Sermon Guide: Exodus 7:1-7 "Pharaoh's Hard Heart"
- Jon Watson

- Oct 20
- 2 min read
Key Passage
Exodus 7:1–7 ESV
And the LORD said to Moses, “See, I have made you like God to Pharaoh, and your brother Aaron shall be your prophet. You shall speak all that I command you, and your brother Aaron shall tell Pharaoh to let the people of Israel go out of his land. But I will harden Pharaoh’s heart, and though I multiply my signs and wonders in the land of Egypt, Pharaoh will not listen to you. Then I will lay my hand on Egypt and bring my hosts, my people the children of Israel, out of the land of Egypt by great acts of judgment.

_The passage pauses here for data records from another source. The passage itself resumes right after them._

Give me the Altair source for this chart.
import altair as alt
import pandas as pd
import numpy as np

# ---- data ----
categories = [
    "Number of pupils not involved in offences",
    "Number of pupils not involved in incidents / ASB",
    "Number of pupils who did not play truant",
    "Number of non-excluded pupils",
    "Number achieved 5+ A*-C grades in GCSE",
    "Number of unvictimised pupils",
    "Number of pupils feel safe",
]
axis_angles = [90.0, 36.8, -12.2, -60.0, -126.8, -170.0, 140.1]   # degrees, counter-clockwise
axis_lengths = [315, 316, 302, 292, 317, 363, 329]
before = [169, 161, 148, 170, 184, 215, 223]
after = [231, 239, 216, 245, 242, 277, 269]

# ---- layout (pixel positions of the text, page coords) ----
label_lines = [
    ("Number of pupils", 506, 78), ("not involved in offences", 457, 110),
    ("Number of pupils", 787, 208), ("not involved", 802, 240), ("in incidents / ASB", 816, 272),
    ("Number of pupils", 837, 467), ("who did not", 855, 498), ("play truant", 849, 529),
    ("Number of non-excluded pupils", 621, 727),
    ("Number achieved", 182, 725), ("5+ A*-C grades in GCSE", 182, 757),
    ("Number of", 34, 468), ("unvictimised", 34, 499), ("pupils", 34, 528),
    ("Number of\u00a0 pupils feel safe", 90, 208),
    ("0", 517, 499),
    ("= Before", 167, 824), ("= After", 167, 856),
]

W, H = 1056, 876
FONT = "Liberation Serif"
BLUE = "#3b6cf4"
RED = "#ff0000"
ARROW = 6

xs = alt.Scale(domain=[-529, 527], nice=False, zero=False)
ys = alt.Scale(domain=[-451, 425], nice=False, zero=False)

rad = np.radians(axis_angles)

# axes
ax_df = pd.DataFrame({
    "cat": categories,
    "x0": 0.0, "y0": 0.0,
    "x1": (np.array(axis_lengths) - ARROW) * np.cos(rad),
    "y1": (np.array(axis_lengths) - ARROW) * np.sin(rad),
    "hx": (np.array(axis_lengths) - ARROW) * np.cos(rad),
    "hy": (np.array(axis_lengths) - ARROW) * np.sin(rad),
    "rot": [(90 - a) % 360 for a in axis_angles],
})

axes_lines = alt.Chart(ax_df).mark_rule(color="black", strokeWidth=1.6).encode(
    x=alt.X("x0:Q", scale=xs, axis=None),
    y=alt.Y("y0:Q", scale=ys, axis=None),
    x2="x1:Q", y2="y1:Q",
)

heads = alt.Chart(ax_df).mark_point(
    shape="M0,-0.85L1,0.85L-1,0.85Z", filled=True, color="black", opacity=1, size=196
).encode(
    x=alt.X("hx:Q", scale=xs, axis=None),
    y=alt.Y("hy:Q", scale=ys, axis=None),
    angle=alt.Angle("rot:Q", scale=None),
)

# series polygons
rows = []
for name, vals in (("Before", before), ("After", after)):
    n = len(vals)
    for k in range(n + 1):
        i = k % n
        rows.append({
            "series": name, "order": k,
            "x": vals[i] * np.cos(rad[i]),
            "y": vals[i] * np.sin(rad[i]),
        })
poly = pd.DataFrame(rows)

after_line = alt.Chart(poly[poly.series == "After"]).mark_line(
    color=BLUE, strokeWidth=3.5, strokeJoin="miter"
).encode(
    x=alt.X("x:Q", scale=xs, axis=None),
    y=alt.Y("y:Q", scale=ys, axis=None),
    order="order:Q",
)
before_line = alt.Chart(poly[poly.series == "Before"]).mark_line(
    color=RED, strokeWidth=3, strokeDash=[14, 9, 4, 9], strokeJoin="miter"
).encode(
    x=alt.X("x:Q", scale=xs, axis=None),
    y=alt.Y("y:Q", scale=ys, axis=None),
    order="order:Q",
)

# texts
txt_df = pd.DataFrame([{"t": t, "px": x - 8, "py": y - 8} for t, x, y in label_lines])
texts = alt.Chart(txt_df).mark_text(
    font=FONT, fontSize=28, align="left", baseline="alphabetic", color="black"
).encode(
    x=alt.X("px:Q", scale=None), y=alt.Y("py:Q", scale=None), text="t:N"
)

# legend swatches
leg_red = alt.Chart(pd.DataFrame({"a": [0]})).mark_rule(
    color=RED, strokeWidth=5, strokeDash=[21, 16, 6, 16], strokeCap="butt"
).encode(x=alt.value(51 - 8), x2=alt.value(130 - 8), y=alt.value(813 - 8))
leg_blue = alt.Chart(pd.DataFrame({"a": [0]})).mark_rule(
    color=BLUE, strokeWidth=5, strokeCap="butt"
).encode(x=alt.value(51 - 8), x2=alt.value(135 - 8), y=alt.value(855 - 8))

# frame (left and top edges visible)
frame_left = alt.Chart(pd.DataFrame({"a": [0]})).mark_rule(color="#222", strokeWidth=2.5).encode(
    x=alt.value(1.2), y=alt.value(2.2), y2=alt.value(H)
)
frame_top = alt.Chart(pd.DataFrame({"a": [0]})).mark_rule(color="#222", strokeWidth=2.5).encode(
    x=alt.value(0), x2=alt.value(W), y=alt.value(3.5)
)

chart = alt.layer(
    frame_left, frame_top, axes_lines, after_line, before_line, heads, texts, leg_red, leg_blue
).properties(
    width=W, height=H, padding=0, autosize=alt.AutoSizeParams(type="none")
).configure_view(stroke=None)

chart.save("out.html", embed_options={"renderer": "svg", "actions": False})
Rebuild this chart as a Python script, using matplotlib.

The Egyptians shall know that I am the LORD, when I stretch out my hand against Egypt and bring out the people of Israel from among them.” Moses and Aaron did so; they did just as the LORD commanded them. Now Moses was eighty years old, and Aaron eighty-three years old, when they spoke to Pharaoh.
Sermon Overview
In Exodus 7:1–7, we meet the God who hardens hearts—not as a cruel puppeteer or powerless bystander, but as the sovereign Lord who strengthens the will already set against Him, so that His name might be known in all the earth. Pharaoh’s resistance becomes the stage for God’s revelation: that He alone is Yahweh, the covenant-keeper who liberates His people and humbles the proud. Every act of judgment and mercy in the Exodus displays His faithfulness, pointing forward to the greater deliverance in Christ. At the cross, the God who once hardened the proud heart of Pharaoh softens the hearts of rebels, revealing His glory fully in Jesus—the One who laid down His own will to accomplish the Father’s.
Sermon Structure
#1 God Strengthens the Rebel
• What is the “heart”?
• What is “free will”?
#2 God Reveals His Name
• Jesus is the perfect revelation of God’s name
• Jesus submitted his will to the Father’s
Questions for Discussion & Reflection
This story presents us with a God who is sovereign over our will — neither to override nor to ignore it. Are you comforted or challenged by the idea of God’s sovereignty over our will? Why?
Read Romans 1:18–32. What does this passage and Exodus 7:1–7 have in common?
What does the exodus story reveal about God’s character that could not have been experientially known beforehand?